My attempt to solve Problem 4-3 (Lee's Introduction to Topological Manifolds, $1$st edition) "Show that any $n-$manifold is a disjoint union of countably many connected $n-$manifolds" is the following:
Let $M$ be a $n-$dimensional manifold and $p_1\in M$. There exists a(n) (open) neighborhood around $p_1$, let's say $U_1$. Define a relation in $M$ such that if $V$ is open subset of $M$, then
$$V \sim U_1 \Leftrightarrow \exists \; W_1,\ldots,W_k\subsetneqq M \; open/locally \; Euclidean: U_1\cap W_1,W_1\cap W_2,\ldots,W_k\cap V\neq\emptyset$$
This is an equivalence relation, therefore it provides a partition of M.
I suppose that each equivalence class is a connected component or, in this case, a connected n-manifold: $U_1$ is connected because it is homeomorphic to $\mathbb{R}^n$ (after some definitional modifications), $U_1\cap W_1$ is connected for the same reason, so $W_1$ must be connected too, and by induction V is connected.
If $M\backslash[U_1]\neq\emptyset$, then there exists a point $p_2\in M\backslash[U_1]$ with a(n) (open) neighborhood $U_2$ homeomorphic to $\mathbb{R}^n$. So, $[U_2]$ would be the second connected component/$n-$manifold.
By continuing this procedure, $M$ is a disjoint union of connected $n-$manifolds.
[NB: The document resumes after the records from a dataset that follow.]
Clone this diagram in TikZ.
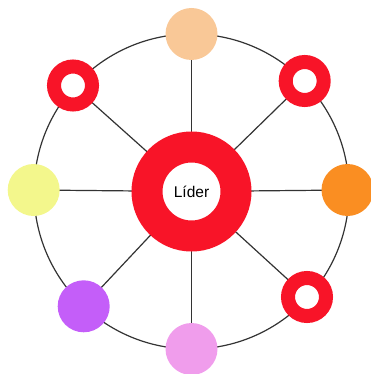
\documentclass[tikz,border=0pt]{standalone}
\usepackage{fontspec}
\setmainfont{Liberation Sans}
\definecolor{ringred}{HTML}{F81428}
\definecolor{cpeach}{HTML}{F9C897}
\definecolor{cyellow}{HTML}{F3F78C}
\definecolor{corange}{HTML}{FA8E22}
\definecolor{cpurple}{HTML}{C45EF9}
\definecolor{cpink}{HTML}{F09DEC}
\definecolor{linec}{HTML}{333333}
\begin{document}
\begin{tikzpicture}[x=1pt,y=-1pt,
  spoke/.style={draw=linec,line width=1.2pt},
  dot/.style={circle,inner sep=0pt,minimum size=52pt},
  ring/.style={circle,inner sep=0pt,minimum size=38pt,draw=ringred,line width=14pt,fill=white},
  leader/.style={circle,inner sep=0pt,minimum size=89pt,draw=ringred,line width=31pt,fill=white,font=\fontsize{15.5}{18}\selectfont}]
\useasboundingbox (0,0) rectangle (371,374);
\coordinate (c) at (191.5,191.5);
\coordinate (pt) at (191.5,34);
\coordinate (ptr) at (304.7,81);
\coordinate (pr) at (347.5,190);
\coordinate (pbr) at (307,297);
\coordinate (pb) at (191.5,349);
\coordinate (pbl) at (83.7,306.3);
\coordinate (pl) at (33.7,190);
\coordinate (ptl) at (73,85.5);
\draw[spoke] (c) circle[radius=157.5];
\foreach \p in {pt,ptr,pr,pbr,pb,pbl,pl,ptl} \draw[spoke] (c) -- (\p);
\node[leader] (lider) at (c) {Líder};
\node[dot,fill=cpeach] (top) at (pt) {};
\node[ring] (topright) at (ptr) {};
\node[dot,fill=corange] (right) at (pr) {};
\node[ring] (botright) at (pbr) {};
\node[dot,fill=cpink] (bottom) at (pb) {};
\node[dot,fill=cpurple] (botleft) at (pbl) {};
\node[dot,fill=cyellow] (left) at (pl) {};
\node[ring] (topleft) at (ptl) {};
\end{tikzpicture}
\end{document}
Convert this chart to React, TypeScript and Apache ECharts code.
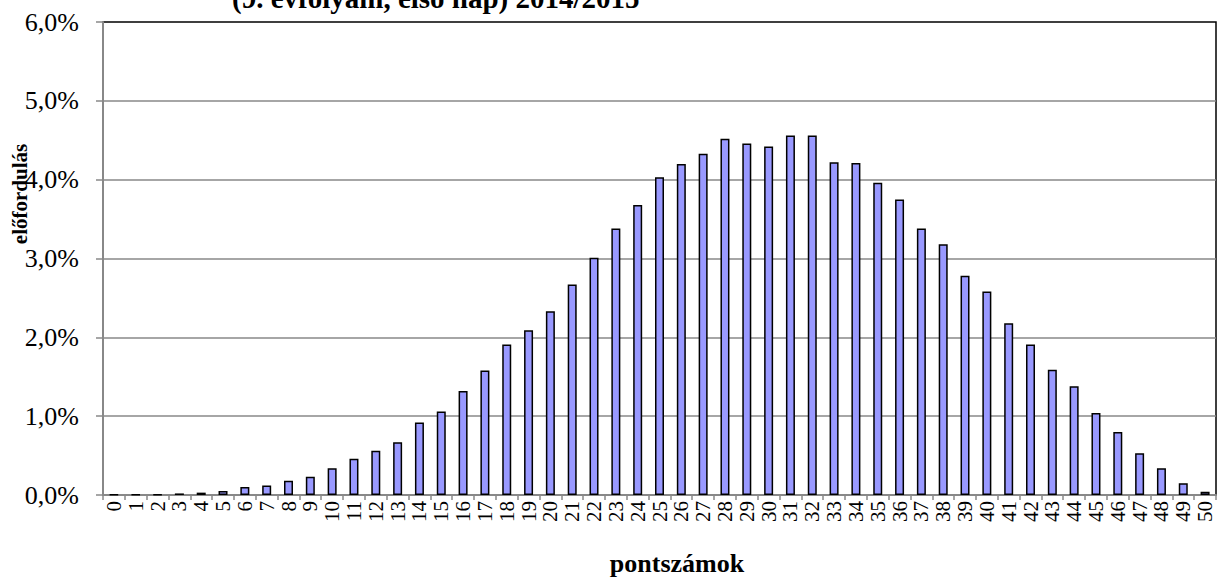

The countability derives from second-countability of $M$.
Is my suggested solution correct?
Best Answer
Claim 1: $M$ has only countably many components.
Proof: If $M$ had uncountably many components $(M_{\alpha})_{\alpha\in A},$ then each $M_{\alpha}$ is open and disjoint. Hence, as you said, $M$ cannot be second countable.
Claim 2: Each component of $M$ is an $n$-manifold.
I'm assuming here that Lee has it as a definition that the dimension of any two charts is always the same $n$ (otherwise, there's no reason why, say, $S^1\coprod S^2$ shouldn't be a manifold).
Let $M_k$ be a component of $M$and fix $x\in M_k$. Since $M$ is a manifold, there is $x\in U\subseteq M$ open and a homeomorphism $\varphi:\mathbb{R}^n\to U$. Then, by continuity, $U$ is connected and by assumption, it contains $x$. Hence, $U\subseteq M_k$. Thus, each $M_k$ is locally Euclidean.
To see that $M_k$ is second countable, let $(U_j)_{j\in \mathbb{N}}$ be a basis for the topology of $M$ and note that $(M_k\cap U_j)_{j\in \mathbb{N}}$ must be a basis for the subspace topology on $M_k$.